I knew Nishil ever since he was seven years old. He actually went to University of Washington (not WSU) and he had graduated with honors. He went to work for Phillips Medical System in Seattle after his graduation. He was a brilliant young man with a friendly nature and always a great smile on his face. His parents are devastated due to his sudden death. They will never recover from tragic sudden loss of their only son.
His boss during the funeral (in Portland on June 11) said that he loved to work on most complex assignments.
Being just a young software engineer, Nishil had surprised his engineering team by solving some of the most complex medical application-related problems in such a short time. Nishil loved hard work and he never bragged about his accomplishments.
His parents at the funeral were surprised when his boss said that Nishil's legacy will be saving the lives of many women around the world when their company introduces its latest device.
My heart goes after Nishil's family for the loss of such a precious life that could have been saved if Whistler had a life guard on duty or had provision for life saving emergency equipment at Lost Lake, or a couple of trained scuba diving people available during the emergency in that big name five- star resort that is going to host the Winter Olympics next year. Even posting a few warning signs all along Lost Lake stating that "Swimming can be Deadly in Frigid Water" would warn many visitors and could save some lives.

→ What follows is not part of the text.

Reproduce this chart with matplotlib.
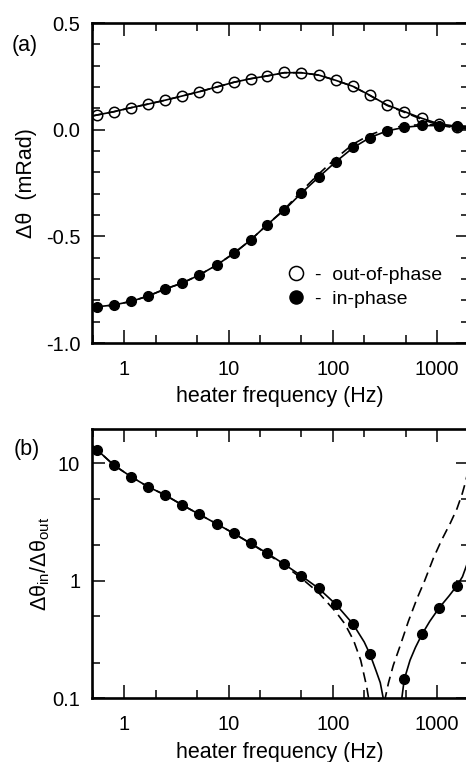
import numpy as np
import matplotlib
matplotlib.use("Agg")
import matplotlib.pyplot as plt
from matplotlib.ticker import LogLocator, FixedLocator, FixedFormatter, MultipleLocator, NullFormatter

plt.rcParams['font.family'] = ['Liberation Sans', 'DejaVu Sans']
plt.rcParams['mathtext.fontset'] = 'custom'
plt.rcParams['mathtext.rm'] = 'Liberation Sans'
plt.rcParams['axes.unicode_minus'] = False

# measured points (heater frequency in Hz)
freq = [0.55, 0.79, 1.16, 1.69, 2.46, 3.6, 5.24, 7.67, 11.2, 16.3, 23.5,
        34.2, 49.8, 73, 107, 156, 227, 330, 484, 715, 1047, 1549]
out_phase = [0.069, 0.084, 0.103, 0.120, 0.138, 0.158, 0.178, 0.200, 0.222, 0.239, 0.252,
             0.269, 0.267, 0.256, 0.231, 0.203, 0.161, 0.116, 0.085, 0.053, 0.025, 0.014]
in_phase = [-0.830, -0.822, -0.805, -0.780, -0.747, -0.719, -0.681, -0.635, -0.580, -0.517, -0.445,
            -0.377, -0.298, -0.223, -0.150, -0.083, -0.037, -0.006, 0.011, 0.020, 0.019, 0.015]

# ratio points (330 Hz point falls below the axis)
ratio_freq = [0.55, 0.79, 1.16, 1.69, 2.46, 3.6, 5.24, 7.67, 11.2, 16.3, 23.5,
              34.2, 49.8, 73, 107, 156, 227, 484, 715, 1047, 1549]
ratio = [12.98, 9.68, 7.69, 6.31, 5.37, 4.41, 3.67, 3.05, 2.53, 2.08, 1.71,
         1.38, 1.10, 0.86, 0.628, 0.427, 0.236, 0.144, 0.348, 0.587, 0.906]

# model curves, panel (a)
fit_freq = [0.49, 0.55, 0.79, 1.16, 1.69, 2.46, 3.6, 5.24, 7.67, 11.2, 16.3, 23.5,
            34.2, 49.8, 73, 107, 156, 227, 330, 484, 715, 1047, 1549, 2000]
fit_out = [0.064, 0.069, 0.084, 0.103, 0.120, 0.138, 0.158, 0.178, 0.200, 0.222, 0.239, 0.252,
           0.267, 0.267, 0.256, 0.231, 0.203, 0.161, 0.116, 0.085, 0.053, 0.027, 0.014, 0.010]
fit_in = [-0.832, -0.830, -0.822, -0.805, -0.780, -0.747, -0.719, -0.681, -0.635, -0.580, -0.517, -0.445,
          -0.377, -0.298, -0.223, -0.150, -0.085, -0.037, -0.006, 0.011, 0.019, 0.019, 0.015, 0.013]
dash_out = [0.064, 0.069, 0.084, 0.103, 0.120, 0.138, 0.158, 0.178, 0.200, 0.222, 0.239, 0.252,
            0.267, 0.267, 0.256, 0.231, 0.203, 0.160, 0.114, 0.082, 0.048, 0.021, 0.007, 0.003]
dash_in = [-0.832, -0.830, -0.822, -0.805, -0.780, -0.747, -0.719, -0.681, -0.635, -0.580, -0.517, -0.445,
           -0.374, -0.289, -0.208, -0.134, -0.068, -0.024, 0.004, 0.018, 0.024, 0.022, 0.018, 0.016]

# model curves, panel (b)
solid_lo_f = [0.49, 0.55, 0.79, 1.16, 1.69, 2.46, 3.6, 5.24, 7.67, 11.2, 16.3, 23.5,
              34.2, 49.8, 73, 107, 156, 200, 227, 260, 285, 304, 320]
solid_lo = [14.2, 12.98, 9.68, 7.69, 6.31, 5.37, 4.41, 3.67, 3.05, 2.53, 2.08, 1.71,
            1.38, 1.10, 0.86, 0.628, 0.427, 0.30, 0.236, 0.17, 0.135, 0.10, 0.075]
solid_hi_f = [430, 459, 484, 550, 620, 715, 850, 1047, 1300, 1549, 1750, 1900, 2000]
solid_hi = [0.05, 0.10, 0.144, 0.21, 0.27, 0.348, 0.45, 0.587, 0.74, 0.906, 1.08, 1.32, 1.5]
dash_lo_f = [0.49, 0.55, 0.79, 1.16, 1.69, 2.46, 3.6, 5.24, 7.67, 11.2, 16.3, 23.5,
             34.2, 49.8, 73, 107, 130, 158, 185, 211, 220, 228]
dash_lo = [14.2, 12.98, 9.68, 7.69, 6.31, 5.37, 4.41, 3.67, 3.05, 2.53, 2.07, 1.69,
           1.35, 1.05, 0.79, 0.54, 0.43, 0.31, 0.21, 0.125, 0.10, 0.08]
dash_hi_f = [300, 318, 342, 380, 443, 530, 640, 760, 920, 1100, 1340, 1550, 1740, 1880, 2000]
dash_hi = [0.068, 0.10, 0.135, 0.19, 0.28, 0.45, 0.70, 1.0, 1.55, 2.2, 3.1, 4.1, 5.5, 7.0, 9.0]

xticks = [1, 10, 100, 1000]
xticklabels = ['1', '10', '100', '1000']

W, H = 466, 762
fig = plt.figure(figsize=(W / 100, H / 100), dpi=100)
left = 92 / W
width = (468.5 - 92) / W
ax1 = fig.add_axes([left, 1 - 343 / H, width, 320 / H])
ax2 = fig.add_axes([left, 1 - 698 / H, width, 269 / H])

lw = 1.2
dash = (6, 3.5)

# panel (a)
ax1.plot(fit_freq, fit_out, color='black', lw=lw, zorder=2)
ax1.plot(fit_freq, fit_in, color='black', lw=lw, zorder=2)
ax1.plot(fit_freq, dash_out, color='black', lw=lw, dashes=dash, zorder=2)
ax1.plot(fit_freq, dash_in, color='black', lw=lw, dashes=dash, zorder=2)
h_out, = ax1.plot(freq, out_phase, 'o', ms=7.5, mfc='none', mec='black', mew=1.1, zorder=3)
h_in, = ax1.plot(freq, in_phase, 'o', ms=7.0, mfc='black', mec='black', zorder=3)
ax1.set_xscale('log')
ax1.set_xlim(0.49, 2000)
ax1.set_ylim(-1.0, 0.5)
ax1.yaxis.set_major_locator(FixedLocator([-1.0, -0.5, 0.0, 0.5]))
ax1.yaxis.set_major_formatter(FixedFormatter(['-1.0', '-0.5', '0.0', '0.5']))
ax1.yaxis.set_minor_locator(MultipleLocator(0.1))
ax1.set_ylabel('Δθ  (mRad)', fontsize=15.5)
ax1.yaxis.set_label_coords(-0.147, 0.5)
ax1.set_xlabel('heater frequency (Hz)', fontsize=15.5, va='top')
ax1.xaxis.set_label_coords(0.5, -0.135)
ax1.legend([h_out, h_in], ['-  out-of-phase', '-  in-phase'], loc='upper left',
           bbox_to_anchor=(0.516, 0.24), frameon=False, fontsize=14, handlelength=1.0,
           handletextpad=0.5, labelspacing=0.35, borderpad=0, borderaxespad=0, markerscale=1.35)

# panel (b)
ax2.plot(solid_lo_f, solid_lo, color='black', lw=lw, zorder=2)
ax2.plot(solid_hi_f, solid_hi, color='black', lw=lw, zorder=2)
ax2.plot(dash_lo_f, dash_lo, color='black', lw=lw, dashes=dash, zorder=2)
ax2.plot(dash_hi_f, dash_hi, color='black', lw=lw, dashes=dash, zorder=2)
ax2.plot(ratio_freq, ratio, 'o', ms=7.0, mfc='black', mec='black', zorder=3)
ax2.set_xscale('log')
ax2.set_yscale('log')
ax2.set_xlim(0.49, 2000)
ax2.set_ylim(0.1, 19.6)
ax2.yaxis.set_major_locator(FixedLocator([0.1, 1, 10]))
ax2.yaxis.set_major_formatter(FixedFormatter(['0.1', '1', '10']))
ax2.yaxis.set_minor_locator(LogLocator(base=10, subs=(2, 5)))
ax2.yaxis.set_minor_formatter(NullFormatter())
ax2.set_ylabel(r'Δθ$_{\rm in}$/Δθ$_{\rm out}$', fontsize=15.5)
ax2.yaxis.set_label_coords(-0.106, 0.5)
ax2.set_xlabel('heater frequency (Hz)', fontsize=15.5, va='top')
ax2.xaxis.set_label_coords(0.5, -0.164)

for ax in (ax1, ax2):
    ax.xaxis.set_major_locator(FixedLocator(xticks))
    ax.xaxis.set_major_formatter(FixedFormatter(xticklabels))
    ax.xaxis.set_minor_locator(LogLocator(base=10, subs=(2, 5)))
    ax.xaxis.set_minor_formatter(NullFormatter())
    ax.tick_params(which='both', direction='in', top=True, right=True, labelsize=14.5)
    ax.tick_params(axis='y', which='both', pad=8.5)
    ax.tick_params(axis='x', which='both', pad=12)
    ax.tick_params(which='major', length=9.5, width=1.1)
    ax.tick_params(which='minor', length=5.5, width=1.1)
    for s in ax.spines.values():
        s.set_linewidth(1.9)

fig.text(25 / W, 1 - 46 / H, '(a)', ha='center', va='center', fontsize=15.5)
fig.text(27 / W, 1 - 449 / H, '(b)', ha='center', va='center', fontsize=15.5)

fig.savefig('out.png', dpi=100)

Yes, Whistler authorities tried their best, but they lacked the training, staff and equipment for water-related emergencies. It seems that the Whistler authorities are the laid back type, not quite ready for the world class Olympics. I would have expected a helicopter from Vancouver in 10 minutes with a team of scuba divers to rescue or even to pull the body on that same tragic evening. This a black dot for Whistler.

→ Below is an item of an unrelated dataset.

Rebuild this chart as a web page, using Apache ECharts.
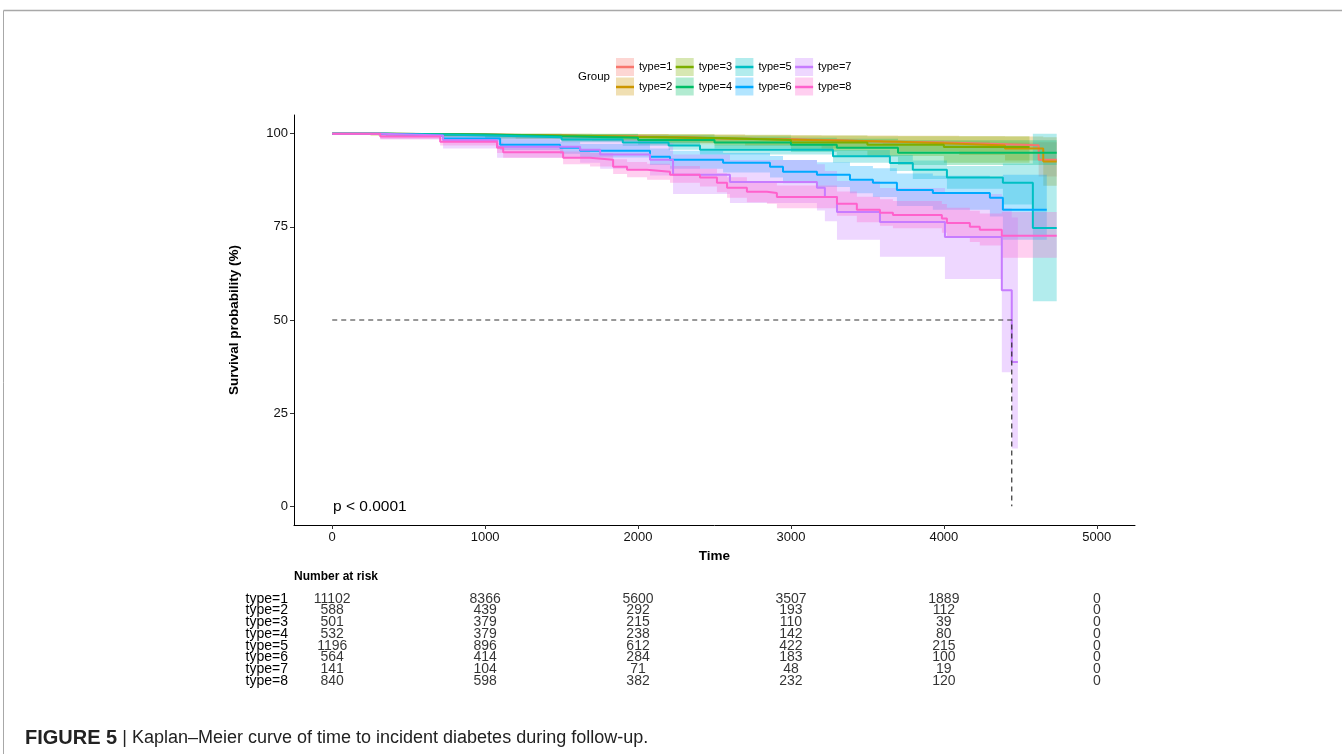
<!DOCTYPE html>
<html>
<head>
<meta charset="utf-8">
<script src="https://cdn.jsdelivr.net/npm/echarts@6/dist/echarts.min.js"></script>
<style>
  html, body { margin: 0; padding: 0; background: #fff; }
  #chart { width: 1342px; height: 754px; }
</style>
</head>
<body>
<div id="chart"></div>
<script>
// axis ticks
const xTicks = [0, 1000, 2000, 3000, 4000, 5000];
const yTicks = [0, 25, 50, 75, 100];

const groups = ["type=1", "type=2", "type=3", "type=4", "type=5", "type=6", "type=7", "type=8"];
const colors = ["#F8766D", "#CD9600", "#7CAE00", "#00BE67", "#00BFC4", "#00A9FF", "#C77CFF", "#FF61CC"];

// KM steps: [time, survival %, lower %, upper %]; last row = end of follow-up
const type1 = [
  [0, 100, 100, 100], [300, 99.9, 99.8, 100], [600, 99.8, 99.7, 99.9], [1000, 99.6, 99.5, 99.7],
  [1300, 99.4, 99.2, 99.5], [1600, 99.2, 99.0, 99.4], [2000, 99.0, 98.8, 99.2], [2300, 98.7, 98.4, 98.9],
  [2600, 98.5, 98.2, 98.8], [3000, 98.2, 97.8, 98.5], [3300, 97.9, 97.5, 98.3], [3600, 97.6, 97.1, 98.1],
  [4000, 97.3, 96.7, 97.9], [4300, 96.9, 96.1, 97.6], [4620, 93.0, 88.5, 97.7], [4738, 93.0, 88.5, 97.7]
];
const type2 = [
  [0, 100, 100, 100], [250, 99.8, 99.4, 100], [700, 99.6, 99.1, 100], [1200, 99.3, 98.6, 100],
  [1700, 99.0, 98.1, 99.9], [2200, 98.6, 97.4, 99.8], [2700, 98.2, 96.8, 99.6], [3200, 97.8, 96.0, 99.5],
  [3700, 97.3, 95.2, 99.4], [4100, 96.8, 94.3, 99.3], [4400, 96.0, 92.8, 99.2], [4650, 92.5, 86.0, 99.0],
  [4738, 92.5, 86.0, 99.0]
];
const type3 = [
  [0, 100, 100, 100], [400, 99.8, 99.4, 100], [1000, 99.5, 98.9, 100], [1500, 99.1, 98.2, 100],
  [2000, 98.8, 97.6, 99.9], [2500, 98.3, 96.8, 99.7], [3000, 97.6, 95.4, 99.5], [3500, 97.0, 94.0, 99.3],
  [4000, 96.4, 92.2, 99.3], [4560, 96.4, 92.2, 99.3]
];
const type4 = [
  [0, 100, 100, 100], [350, 99.8, 99.4, 100], [1000, 99.3, 98.6, 100], [1500, 98.9, 97.9, 99.9],
  [2000, 98.3, 97.0, 99.6], [2500, 97.6, 96.0, 99.2], [3000, 97.0, 95.1, 98.9], [3300, 96.2, 93.8, 98.6],
  [3700, 94.9, 91.6, 98.2], [4738, 94.9, 91.6, 98.2]
];
const type5 = [
  [0, 100, 100, 100], [300, 99.8, 99.5, 100], [700, 99.4, 99.0, 99.8], [1100, 99.0, 98.4, 99.6],
  [1500, 98.4, 97.7, 99.1], [1900, 97.6, 96.7, 98.5], [2200, 96.8, 95.7, 97.9], [2405, 95.7, 94.4, 97.0],
  [3275, 93.9, 92.2, 95.6], [3647, 92.1, 90.0, 94.3], [3797, 90.3, 87.8, 92.8], [4020, 88.2, 85.2, 91.3],
  [4386, 86.8, 81.0, 92.0], [4582, 74.7, 55.0, 100], [4738, 74.7, 55.0, 100]
];
const type6 = [
  [0, 100, 100, 100], [350, 99.6, 99.1, 100], [725, 98.7, 97.8, 99.6], [1098, 97.0, 95.6, 98.4],
  [1490, 96.2, 94.6, 97.8], [1621, 95.4, 93.6, 97.2], [2078, 93.8, 91.6, 96.0], [2209, 93.0, 90.6, 95.4],
  [2556, 92.2, 89.6, 94.8], [2863, 91.1, 88.2, 94.0], [2948, 89.8, 86.7, 92.9], [3170, 89.0, 85.7, 92.3],
  [3386, 87.6, 84.0, 91.3], [3536, 86.8, 83.0, 90.7], [3693, 84.9, 80.6, 89.3], [3928, 84.1, 79.6, 88.7],
  [4301, 82.8, 77.8, 88.0], [4386, 79.6, 71.5, 89.0], [4673, 79.6, 71.5, 89.0]
];
const type7 = [
  [0, 100, 100, 100], [314, 99.5, 98.5, 100], [725, 98.2, 96.0, 100], [1078, 96.5, 93.5, 99.5],
  [1621, 95.7, 92.2, 99.2], [1752, 94.4, 90.6, 98.4], [2078, 93.0, 88.8, 97.4], [2229, 89.0, 83.8, 94.4],
  [2601, 87.0, 81.4, 92.9], [3170, 85.5, 79.4, 91.8], [3222, 83.0, 76.5, 90.0], [3301, 79.0, 71.5, 87.3],
  [3582, 76.3, 67.0, 85.4], [4007, 72.3, 61.0, 83.8], [4379, 58.0, 36.0, 80.0], [4444, 38.7, 15.5, 77.5],
  [4484, 38.7, 15.5, 77.5]
];
const type8 = [
  [0, 100, 100, 100], [314, 99.2, 98.5, 100], [706, 97.8, 96.8, 98.8], [1078, 96.2, 94.8, 97.6],
  [1118, 95.0, 93.5, 96.5], [1510, 93.5, 91.8, 95.2], [1686, 93.0, 91.2, 94.8], [1837, 91.1, 89.2, 93.1],
  [1928, 90.3, 88.3, 92.4], [2059, 89.8, 87.6, 91.9], [2209, 89.0, 86.8, 91.3], [2405, 88.2, 85.8, 90.6],
  [2516, 86.8, 84.3, 89.4], [2582, 85.5, 82.8, 88.3], [2712, 84.4, 81.6, 87.3], [2843, 84.1, 81.2, 87.1],
  [2908, 83.0, 80.0, 86.1], [3301, 81.2, 78.0, 84.5], [3431, 79.6, 76.2, 83.1], [3582, 78.8, 75.3, 82.4],
  [3667, 78.2, 74.6, 81.9], [3987, 77.2, 73.4, 81.1], [4020, 76.0, 72.0, 80.1], [4170, 75.0, 70.9, 79.3],
  [4235, 74.2, 70.0, 78.6], [4379, 72.6, 66.7, 79.0], [4738, 72.6, 66.7, 79.0]
];
const curves = [type1, type2, type3, type4, type5, type6, type7, type8];

const medianTime = 4444;
const pValueText = "p < 0.0001";

// number at risk
const riskTimes = [0, 1000, 2000, 3000, 4000, 5000];
const risk1 = [11102, 8366, 5600, 3507, 1889, 0];
const risk2 = [588, 439, 292, 193, 112, 0];
const risk3 = [501, 379, 215, 110, 39, 0];
const risk4 = [532, 379, 238, 142, 80, 0];
const risk5 = [1196, 896, 612, 422, 215, 0];
const risk6 = [564, 414, 284, 183, 100, 0];
const risk7 = [141, 104, 71, 48, 19, 0];
const risk8 = [840, 598, 382, 232, 120, 0];
const riskRows = [risk1, risk2, risk3, risk4, risk5, risk6, risk7, risk8];

const FONT = "Liberation Sans, Arial, sans-serif";
const chart = echarts.init(document.getElementById("chart"), null, { renderer: "canvas" });

function bandRenderer(rows, color) {
  const fill = echarts.color.modifyAlpha(color, 0.3);
  return function (params, api) {
    if (params.dataIndex !== 0) return null;
    const pts = [];
    for (let i = 0; i < rows.length - 1; i++) {
      pts.push(api.coord([rows[i][0], rows[i][3]]));
      pts.push(api.coord([rows[i + 1][0], rows[i][3]]));
    }
    for (let i = rows.length - 2; i >= 0; i--) {
      pts.push(api.coord([rows[i + 1][0], rows[i][2]]));
      pts.push(api.coord([rows[i][0], rows[i][2]]));
    }
    return { type: "polygon", shape: { points: pts }, style: { fill: fill } };
  };
}

const series = [];
curves.forEach((rows, i) => {
  series.push({
    name: "band " + groups[i],
    type: "custom",
    xAxisIndex: 0,
    yAxisIndex: 0,
    renderItem: bandRenderer(rows, colors[i]),
    data: rows,
    encode: { x: 0, y: [2, 3] },
    silent: true,
    z: 1,
  });
});
curves.forEach((rows, i) => {
  series.push({
    name: groups[i],
    type: "line",
    xAxisIndex: 0,
    yAxisIndex: 0,
    step: "end",
    symbol: "none",
    data: rows.map((r) => [r[0], r[1]]),
    itemStyle: { color: colors[i] },
    lineStyle: { color: colors[i], width: 2 },
    silent: true,
    z: 3,
  });
});
// median survival guide
series.push({
  name: "median",
  type: "line",
  xAxisIndex: 0,
  yAxisIndex: 0,
  symbol: "none",
  data: [[0, 50], [medianTime, 50], [medianTime, 0]],
  lineStyle: { color: "#333", width: 1.2, type: [5, 4] },
  silent: true,
  z: 4,
});
// risk table
series.push({
  name: "risk",
  type: "scatter",
  xAxisIndex: 1,
  yAxisIndex: 1,
  symbolSize: 1,
  itemStyle: { color: "transparent" },
  data: riskRows.flatMap((row, g) => row.map((v, k) => [riskTimes[k], groups[g], v])),
  label: {
    show: true,
    position: "inside",
    formatter: (p) => String(p.value[2]),
    color: "#000",
    fontSize: 14,
    fontFamily: FONT,
  },
  silent: true,
});

const legends = [];
const legendBoxes = [];
for (let c = 0; c < 4; c++) {
  const x = 616 + c * 59.7;
  legends.push({
    left: x,
    top: 60,
    padding: 0,
    orient: "vertical",
    icon: "rect",
    itemWidth: 18,
    itemHeight: 2.5,
    itemGap: 6,
    itemTextGap: 4,
    selectedMode: false,
    data: [groups[2 * c], groups[2 * c + 1]],
    textStyle: { fontSize: 11, color: "#000", fontFamily: FONT, lineHeight: 14 },
    z: 10,
  });
  for (let r = 0; r < 2; r++) {
    legendBoxes.push({
      type: "rect",
      shape: { x: x, y: 58 + r * 19.5, width: 18, height: 18 },
      style: { fill: echarts.color.modifyAlpha(colors[2 * c + r], 0.3) },
      z: 0,
    });
  }
}

chart.setOption({
  animation: false,
  backgroundColor: "#fff",
  textStyle: { fontFamily: FONT },
  legend: legends,
  grid: [
    { left: 294, right: 207, top: 115, bottom: 229 },
    { left: 294, right: 207, top: 593, height: 94 },
  ],
  xAxis: [
    {
      gridIndex: 0,
      type: "value",
      min: -250,
      max: 5250,
      name: "Time",
      nameLocation: "middle",
      nameGap: 22,
      nameTextStyle: { fontSize: 13.5, fontWeight: "bold", color: "#000", fontFamily: FONT },
      axisLine: { show: true, onZero: false, lineStyle: { color: "#000", width: 1 } },
      axisTick: { show: true, length: 4, customValues: xTicks, lineStyle: { color: "#333" } },
      axisLabel: { customValues: xTicks, formatter: (v) => String(v), margin: 6, fontSize: 13, color: "#111", fontFamily: FONT },
      splitLine: { show: false },
    },
    {
      gridIndex: 1,
      type: "value",
      min: -250,
      max: 5250,
      show: false,
    },
  ],
  yAxis: [
    {
      gridIndex: 0,
      type: "value",
      min: -5,
      max: 105,
      name: "Survival probability (%)",
      nameLocation: "middle",
      nameGap: 53,
      nameTextStyle: { fontSize: 13.5, fontWeight: "bold", color: "#000", fontFamily: FONT },
      axisLine: { show: true, onZero: false, lineStyle: { color: "#000", width: 1 } },
      axisTick: { show: true, length: 4, customValues: yTicks, lineStyle: { color: "#333" } },
      axisLabel: { customValues: yTicks, formatter: (v) => String(v), margin: 6, fontSize: 13, color: "#111", fontFamily: FONT },
      splitLine: { show: false },
    },
    {
      gridIndex: 1,
      type: "category",
      data: groups,
      inverse: true,
      axisLine: { show: false },
      axisTick: { show: false },
      axisLabel: { interval: 0, margin: 6, fontSize: 14, color: "#000", fontFamily: FONT },
      splitLine: { show: false },
    },
  ],
  graphic: [
    { type: "line", shape: { x1: 3.5, y1: 10.5, x2: 1342, y2: 10.5 }, style: { stroke: "#a8a8a8", lineWidth: 1.5 } },
    { type: "line", shape: { x1: 3.5, y1: 10.5, x2: 3.5, y2: 754 }, style: { stroke: "#a8a8a8", lineWidth: 1 } },
    ...legendBoxes,
    {
      type: "text", x: 578, y: 77,
      style: { text: "Group", fontSize: 11.5, fill: "#000", fontFamily: FONT, verticalAlign: "middle" },
    },
    {
      type: "text", x: 333, y: 507, z: 10,
      style: { text: pValueText, fontSize: 15.5, fill: "#000", fontFamily: FONT, verticalAlign: "middle" },
    },
    {
      type: "text", x: 294, y: 577,
      style: { text: "Number at risk", fontSize: 12, fontWeight: "bold", fill: "#000", fontFamily: FONT, verticalAlign: "middle" },
    },
    {
      type: "text", x: 25, y: 738,
      style: {
        text: "{b|FIGURE 5} | Kaplan\u2013Meier curve of time to incident diabetes during follow-up.",
        fontSize: 18, fill: "#222", fontFamily: FONT, verticalAlign: "middle",
        rich: { b: { fontWeight: "bold", fontSize: 20, fill: "#222", fontFamily: FONT } },
      },
    },
  ],
  series: series,
});
</script>
</body>
</html>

Family deserves compensation
Whistler City should be held responsible for not posting warning signs of dangers at the beach and not having trained divers on its staff that could have saved the life of Nishil Ajudia, a 24-year old Seattle, Washington man who drowned at the Lost Lake on Saturday, June 6 in the evening, and who's body was not found until 10 a.m. the next day. Whistler should pay adequate compensation to the parents of this bright young and promising computer science graduate.